I knew several CIA station chiefs in the Foreign Service. Most of them were obnoxious drunks. The agents who were working undercover were assigned as Foreign Service Officers, and we usually knew who they were, since they were dismally ill-prepared to interact with FS personnel. They usually knew nothing about the FS system, benefits, chain of command, etc., so were easily spotted by the rest of us. I’m sure there were agents who were much better at avoiding identification, and perhaps the less apt folks were plants to throw the rest of us off.

I worked for a former Military Intelligence officer (naval) at a USIS center in Colombia. He wasn’t a “badass,” but he ran the place as an authoritarian, would summarily fire people seemingly at whim, was secretive about his past (though loved to tell about his antics around the world), and drank in the office most of the day.

Yes, the State Department is a prime haunt for agents.

Well, that’s because Bond has a “license to kill” (as though such a thing existed).

CIA operatives rarely do things like breaking into places or killing people. They recruit natives of the foreign country (sympathizers, people wanting the money, or susceptible to blackmail), so the actual agent can’t be connected with the action.

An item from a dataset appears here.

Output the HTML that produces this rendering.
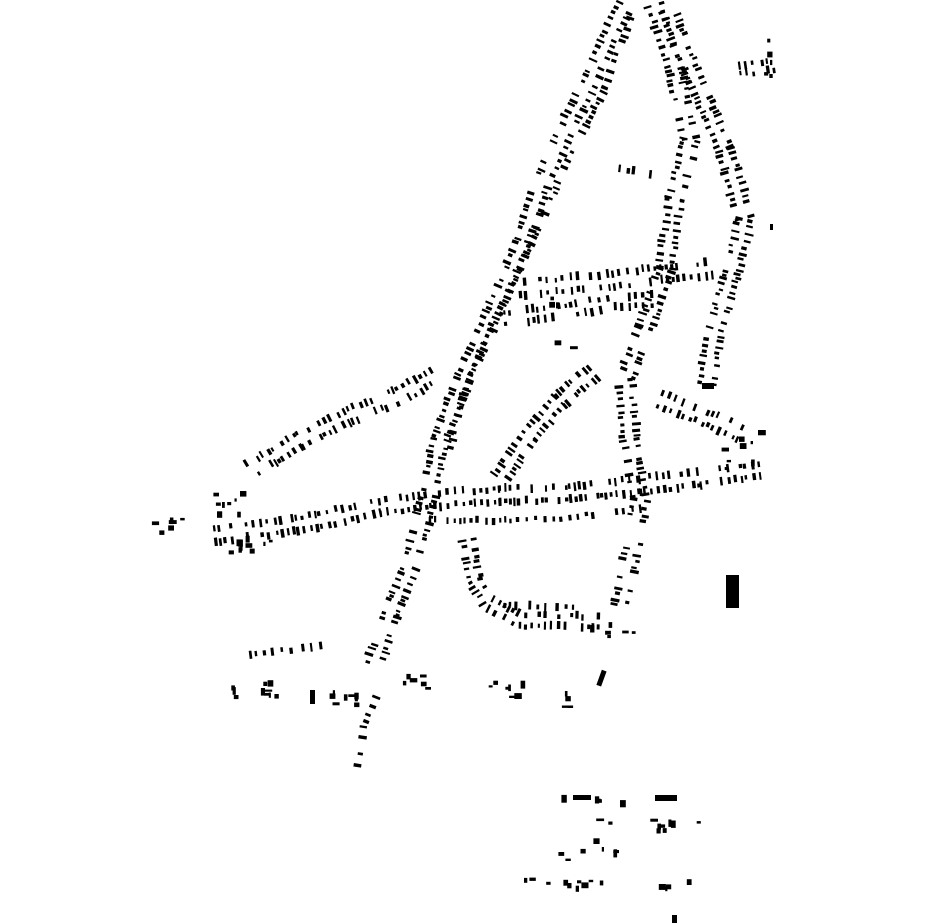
<!DOCTYPE html>
<html><head><meta charset="utf-8">
<style>html,body{margin:0;padding:0;background:#fff;width:930px;height:924px;overflow:hidden}svg{display:block}</style>
</head><body>
<svg id="s" width="930" height="924" xmlns="http://www.w3.org/2000/svg"></svg>
<script>
var s=document.getElementById('s');
var seed=7;function r(){seed=(seed*16807)%2147483647;return seed/2147483647;}
var out='';
function rect(x,y,w,h,a){out+='<rect x="'+(-w/2).toFixed(1)+'" y="'+(-h/2).toFixed(1)+'" width="'+w.toFixed(1)+'" height="'+h.toFixed(1)+'" transform="translate('+x.toFixed(1)+','+y.toFixed(1)+') rotate('+a.toFixed(1)+')"/>';}
function road(pts,step,off,both){
 for(var i=0;i<pts.length-1;i++){
  var a=pts[i],b=pts[i+1],dx=b[0]-a[0],dy=b[1]-a[1],L=Math.hypot(dx,dy),ux=dx/L,uy=dy/L,nx=-uy,ny=ux;
  var ang=Math.atan2(dy,dx)*180/Math.PI;
  for(var t=0;t<L;t+=step*(0.6+r()*0.8)){
   var sides=both?[-1,1]:[1];
   for(var k=0;k<sides.length;k++){
    if(r()<0.2)continue;
    var o=sides[k]*(off+r()*3);
    rect(a[0]+ux*t+nx*o,a[1]+uy*t+ny*o,2+r()*1.5,4+r()*5,ang);
   }
  }
 }
}
function cluster(cx,cy,rx,ry,n){for(var i=0;i<n;i++){rect(cx+(r()*2-1)*rx,cy+(r()*2-1)*ry,2+r()*4,3+r()*5,r()<0.5?0:90);}}
road([[625,5],[585,90],[545,175],[520,250],[490,320],[462,380],[440,440],[428,500],[412,560],[390,615],[372,670]],6,5,true);
road([[635,20],[610,90],[570,170],[540,240],[500,320],[470,390],[455,450]],7,4,false);
road([[655,5],[675,70],[690,140],[675,200],[665,270],[645,330],[625,380],[630,440],[640,500],[630,560],[620,610]],6,5,true);
road([[668,10],[695,80],[725,150],[745,220],[730,280],[715,330],[705,390]],6,5,true);
road([[520,288],[600,282],[650,275],[715,268]],7,5,true);
road([[505,318],[560,312],[615,302],[655,300]],7,4,true);
road([[250,470],[300,440],[350,415],[400,395],[435,375]],6,5,true);
road([[215,535],[270,528],[320,520],[380,507],[430,500],[500,495],[570,493],[640,485],[700,478],[760,470]],6,5,true);
road([[430,515],[500,515],[560,513],[640,503]],7,4,false);
road([[500,478],[530,435],[560,400],[595,370]],6,5,true);
road([[468,540],[475,580],[490,605],[520,620],[600,622]],6,4,true);
road([[505,600],[580,602]],7,4,false);
road([[660,400],[700,415],[745,435]],7,5,true);
road([[250,650],[330,640]],9,3,false);
road([[355,765],[362,720],[372,695]],9,2,false);
road([[740,70],[775,65]],6,3,true);
road([[620,165],[665,170]],8,3,false);
cluster(170,525,18,8,6);cluster(225,505,20,12,8);cluster(250,545,25,8,10);
cluster(255,690,25,8,10);cluster(345,695,15,10,8);cluster(410,680,20,10,6);
cluster(500,690,25,10,7);cluster(565,705,8,15,4);cluster(555,290,8,20,3);
cluster(590,800,35,6,5);cluster(640,825,60,8,10);cluster(600,850,50,10,8);
cluster(570,885,45,8,10);cluster(680,885,20,5,4);cluster(620,630,40,10,6);
cluster(745,450,20,25,8);cluster(770,60,6,20,5);cluster(565,345,10,5,2);
out+='<rect x="726" y="575" width="13" height="33"/><rect x="655" y="795" width="22" height="6"/><rect x="573" y="795" width="18" height="5"/><rect x="599" y="670" width="5" height="16" transform="rotate(20 601 678)"/><rect x="672" y="915" width="5" height="8"/><rect x="310" y="690" width="5" height="14"/><rect x="770" y="224" width="3" height="6"/><rect x="702" y="383" width="12" height="6"/>';
s.innerHTML=out;
</script>
</body></html>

Hm… Possible link that people whose job it is to drink and mingle come out of it as alcoholics?

OTOH, you’d have to be very good at holding your liquor to manage that sort of thing. :slight_smile:

Joe Turner: Listen. I work for the CIA. I am not a spy. I just read books! We read everything that’s published in the world. And we… we feed the plots - dirty tricks, codes - into a computer, and the computer checks against actual CIA plans and operations. I look for leaks, I look for new ideas… We read adventures and novels and journals. I… I… Who’d invent a job like that?

CMC fnord!

Jesus. Did this dude used to work for EDS? Sounds like a guy I “knew”.

His cube was COVERED in Asia pictures. Not the country. The band. Weird guy.
My ex-father-in-law was in the Air Force, but got picked up by the NSA. His job? Sit in a shack out on the flight line, and listen to a certain foreign countries radio traffic, translate important bits, and submit it. Pretty boring.

the CIA officers who jump into places like Iraq and Afganistan probably are. These guys go in before the Combat Controllers do.

I think you’re the first person I’ve run into who has also read this great book. I’ve read it a number of times, just for the humor. I was going to make remarks about how old we must be to know about it (published in 1957, though I found my paperback later), but I see it’s been reprinted.

I just can’t imagine that paramilitary experiences in WWII have much if any resemblance to normal spy work today. I’m sure 99% of it is, as said, staying invisible and acting as little like James Bond as humanly possible. The other 1% may involve rough stuff. We have apparently kidnapped, I mean, detained suspected terrorists off foreign streets, though it’s not clear whether special military units did this or civilians. The whole spy industry has undoubtedly transformed entirely since the old days like 1929 when, honest to Og, Secretary of State Henry Stimson:

Well, this dude was unforgettable. I worked with hum till 97 or so, and left the place after that, so I don’t know where he went. But he was 5’2’’ and his name was Mike something-Italian. I’m not trying to be coy, I just can’t remember his name. But I would not be surprised if his resume got him into a lot of places, and his personality got him kicked out of them.